1. Start from a blank starter project (1000.201, if you need it), and re-do the code from memory as much as possible.  On your first try, do what you can, and keep the above code open so that when you get stuck, you can quickly look up what you forgot (and that after you finish a line, so that you can compare your line to the 'correct' line).  On the next try, do the same thing, but try to use the finished code less.  Repeat this until you can type everything, without refering the tutorial's code.
• Repeat this exercise daily for several days, so that you really get the hang of this.  As you go on, periodically review this by re-doing this exercise.

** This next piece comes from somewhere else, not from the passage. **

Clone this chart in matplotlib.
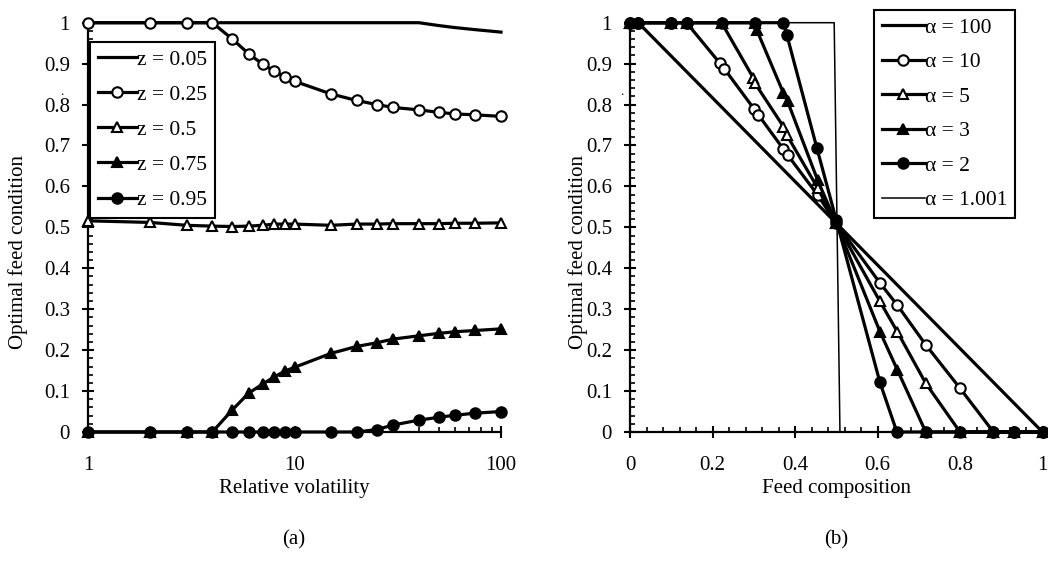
import matplotlib
matplotlib.use("Agg")
import matplotlib.pyplot as plt
from matplotlib.ticker import FixedLocator, FixedFormatter, NullFormatter

plt.rcParams['font.family'] = ['Liberation Serif', 'DejaVu Serif']

# ---------------- data: panel (a) ----------------
rel_vol = [1, 2, 3, 4, 5, 6, 7, 8, 9, 10, 15, 20, 25, 30, 40, 50, 60, 75, 100]
z005 = [1, 1, 1, 1, 1, 1, 1, 1, 1, 1, 1, 1, 1, 1, 1, 0.993, 0.988, 0.983, 0.977]
z025 = [1.0, 1.0, 1.0, 1.0, 0.960, 0.924, 0.899, 0.881, 0.868, 0.857, 0.826, 0.810,
        0.800, 0.793, 0.787, 0.781, 0.777, 0.775, 0.771]
z050 = [0.516, 0.512, 0.505, 0.503, 0.502, 0.503, 0.505, 0.508, 0.508, 0.508, 0.505,
        0.508, 0.508, 0.509, 0.509, 0.509, 0.510, 0.510, 0.511]
z075 = [0, 0, 0, 0, 0.054, 0.095, 0.117, 0.135, 0.149, 0.158, 0.192, 0.209, 0.218,
        0.227, 0.235, 0.241, 0.245, 0.248, 0.252]
z095 = [0, 0, 0, 0, 0, 0, 0, 0, 0, 0, 0, 0, 0.006, 0.017, 0.029, 0.036, 0.041, 0.046, 0.050]
labels_a = ['z = 0.05', 'z = 0.25', 'z = 0.5', 'z = 0.75', 'z = 0.95']
xticks_a = [1, 10, 100]
xticklabels_a = ['1', '10', '100']

# ---------------- data: panel (b) ----------------
a100_x = [0, 0.02, 1.0]
a100_y = [1, 1, 0]
a10_x = [0, 0.02, 0.1, 0.137, 0.218, 0.229, 0.301, 0.311, 0.372, 0.382, 0.455, 0.5,
         0.606, 0.648, 0.717, 0.8, 0.881, 0.93, 1.0]
a10_y = [1, 1, 1, 1, 0.901, 0.887, 0.789, 0.775, 0.691, 0.677, 0.579, 0.51,
         0.364, 0.31, 0.213, 0.107, 0, 0, 0]
a5_x = [0, 0.02, 0.1, 0.137, 0.222, 0.299, 0.303, 0.372, 0.38, 0.455, 0.5,
        0.606, 0.648, 0.717, 0.8, 0.881, 0.93, 1.0]
a5_y = [1, 1, 1, 1, 1, 0.865, 0.852, 0.746, 0.726, 0.596, 0.51,
        0.319, 0.245, 0.119, 0, 0, 0, 0]
a3_x = [0, 0.02, 0.1, 0.137, 0.222, 0.303, 0.307, 0.372, 0.382, 0.455, 0.5,
        0.606, 0.648, 0.717, 0.8, 0.881, 0.93, 1.0]
a3_y = [1, 1, 1, 1, 1, 1, 0.983, 0.828, 0.808, 0.615, 0.51,
        0.245, 0.152, 0, 0, 0, 0, 0]
a2_x = [0, 0.02, 0.1, 0.137, 0.222, 0.303, 0.372, 0.38, 0.453, 0.5,
        0.606, 0.647, 0.717, 0.8, 0.881, 0.93, 1.0]
a2_y = [1, 1, 1, 1, 1, 1, 1, 0.971, 0.694, 0.518,
        0.121, 0, 0, 0, 0, 0, 0]
a1001_x = [0, 0.495, 0.509, 1.0]
a1001_y = [1, 1, 0, 0]
labels_b = ['\u03b1 = 100', '\u03b1 = 10', '\u03b1 = 5', '\u03b1 = 3', '\u03b1 = 2', '\u03b1 = 1.001']
xticks_b = [0, 0.2, 0.4, 0.6, 0.8, 1.0]
xticklabels_b = ['0', '0.2', '0.4', '0.6', '0.8', '1']

yticks = [0, 0.1, 0.2, 0.3, 0.4, 0.5, 0.6, 0.7, 0.8, 0.9, 1.0]
yticklabels = ['0', '0.1', '0.2', '0.3', '0.4', '0.5', '0.6', '0.7', '0.8', '0.9', '1']

# ---------------- figure ----------------
W, H = 1048, 562
fig = plt.figure(figsize=(W / 100, H / 100), dpi=100)
FS = 15
LFS = 15.5
LW = 2.3
MS = 7.5
MEW = 1.5

def px_rect(l, r, t, b):
    return [l / W, 1 - b / H, (r - l) / W, (b - t) / H]

axa = fig.add_axes(px_rect(88, 501, 22.7, 432))
axb = fig.add_axes(px_rect(630, 1042.5, 22.7, 432))

def style(ax):
    for s in ['top', 'right']:
        ax.spines[s].set_visible(False)
    for s in ['left', 'bottom']:
        ax.spines[s].set_linewidth(1.6)
        ax.spines[s].set_color('black')
    ax.tick_params(which='major', direction='inout', length=8, width=1.5,
                   labelsize=FS, colors='black')
    ax.tick_params(which='minor', direction='in', length=3.5, width=1.2)
    ax.tick_params(axis='y', which='major', pad=9)
    ax.tick_params(axis='x', which='major', pad=13)
    ax.set_ylim(0, 1)
    ax.yaxis.set_major_locator(FixedLocator(yticks))
    ax.yaxis.set_major_formatter(FixedFormatter(yticklabels))
    ax.yaxis.set_minor_locator(FixedLocator([i * 0.02 for i in range(51) if i % 5]))
    ax.yaxis.set_minor_formatter(NullFormatter())

common = dict(color='black', lw=LW, clip_on=False, ms=MS, mew=MEW)

# panel (a)
axa.set_xscale('log')
axa.set_xlim(1, 100)
axa.plot(rel_vol, z005, label=labels_a[0], zorder=3, **common)
axa.plot(rel_vol, z025, marker='o', mfc='white', label=labels_a[1], zorder=4, **common)
axa.plot(rel_vol, z050, marker='^', mfc='white', label=labels_a[2], zorder=4, **common)
axa.plot(rel_vol, z095, marker='o', mfc='black', label=labels_a[4], zorder=4, **common)
axa.plot(rel_vol, z075, marker='^', mfc='black', label=labels_a[3], zorder=5, **common)
style(axa)
axa.xaxis.set_major_locator(FixedLocator(xticks_a))
axa.xaxis.set_major_formatter(FixedFormatter(xticklabels_a))
axa.xaxis.set_minor_locator(FixedLocator([2, 3, 4, 5, 6, 7, 8, 9, 20, 30, 40, 50, 60, 70, 80, 90]))
axa.xaxis.set_minor_formatter(NullFormatter())

h, l = axa.get_legend_handles_labels()
order = [0, 1, 2, 4, 3]
lega = axa.legend([h[i] for i in order], [l[i] for i in order],
                  loc='upper left', bbox_to_anchor=((90 - 88) / 413, (432 - 42) / 409.3),
                  fontsize=LFS, frameon=True, fancybox=False, framealpha=1,
                  edgecolor='black', handlelength=1.85, handletextpad=0.0,
                  labelspacing=0.7, borderpad=0.35, borderaxespad=0.0)
lega.get_frame().set_linewidth(1.5)

# panel (b)
axb.set_xlim(0, 1)
axb.plot(a100_x, a100_y, label=labels_b[0], zorder=3, **common)
axb.plot(a10_x, a10_y, marker='o', mfc='white', label=labels_b[1], zorder=4, **common)
axb.plot(a5_x, a5_y, marker='^', mfc='white', label=labels_b[2], zorder=4, **common)
axb.plot(a3_x, a3_y, marker='^', mfc='black', label=labels_b[3], zorder=4, **common)
axb.plot(a2_x, a2_y, marker='o', mfc='black', label=labels_b[4], zorder=4, **common)
axb.plot(a1001_x, a1001_y, color='black', lw=1.1, clip_on=False, label=labels_b[5], zorder=3)
style(axb)
axb.xaxis.set_major_locator(FixedLocator(xticks_b))
axb.xaxis.set_major_formatter(FixedFormatter(xticklabels_b))
axb.xaxis.set_minor_locator(FixedLocator([i * 0.04 for i in range(26) if i % 5]))
axb.xaxis.set_minor_formatter(NullFormatter())
legb = axb.legend(loc='upper left', bbox_to_anchor=((874 - 630) / 412.5, (432 - 10) / 409.3),
                  fontsize=LFS, frameon=True, fancybox=False, framealpha=1,
                  edgecolor='black', handlelength=2.0, handletextpad=0.0,
                  labelspacing=0.67, borderpad=0.35, borderaxespad=0.0)
legb.get_frame().set_linewidth(1.5)

# labels
fig.text(294 / W, 1 - 489 / H, 'Relative volatility', ha='center', va='center', fontsize=FS)
fig.text(294 / W, 1 - 540 / H, '(a)', ha='center', va='center', fontsize=FS)
fig.text(836 / W, 1 - 489 / H, 'Feed composition', ha='center', va='center', fontsize=FS)
fig.text(836 / W, 1 - 540 / H, '(b)', ha='center', va='center', fontsize=FS)
fig.text(18 / W, 1 - 252 / H, 'Optimal feed condition', ha='center', va='center',
         rotation=90, fontsize=FS)
fig.text(578 / W, 1 - 252 / H, 'Optimal feed condition', ha='center', va='center',
         rotation=90, fontsize=FS)
fig.text(62 / W, 1 - 92 / H, '.', ha='center', va='center', fontsize=9)
fig.text(622 / W, 1 - 92 / H, '.', ha='center', va='center', fontsize=9)

fig.savefig('out.png', dpi=100)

2. Exploring Errors: Type casting
Using the same project that the above tutorial makes use of, try assigning a floating point number to an integer variable, but without using the typecasting .  For example:
int bHeightInInt = bHeight;

What error do you get?  Make sure to take careful note of this error, in case you accidentally make this mistake in the future, and you need to figure out what the error is, based on the error message(s).

3. Understanding The Code
Using the program that the above tutorial discusses, you can make the height of A (or B) negative.  When you do this, what happens?  Why?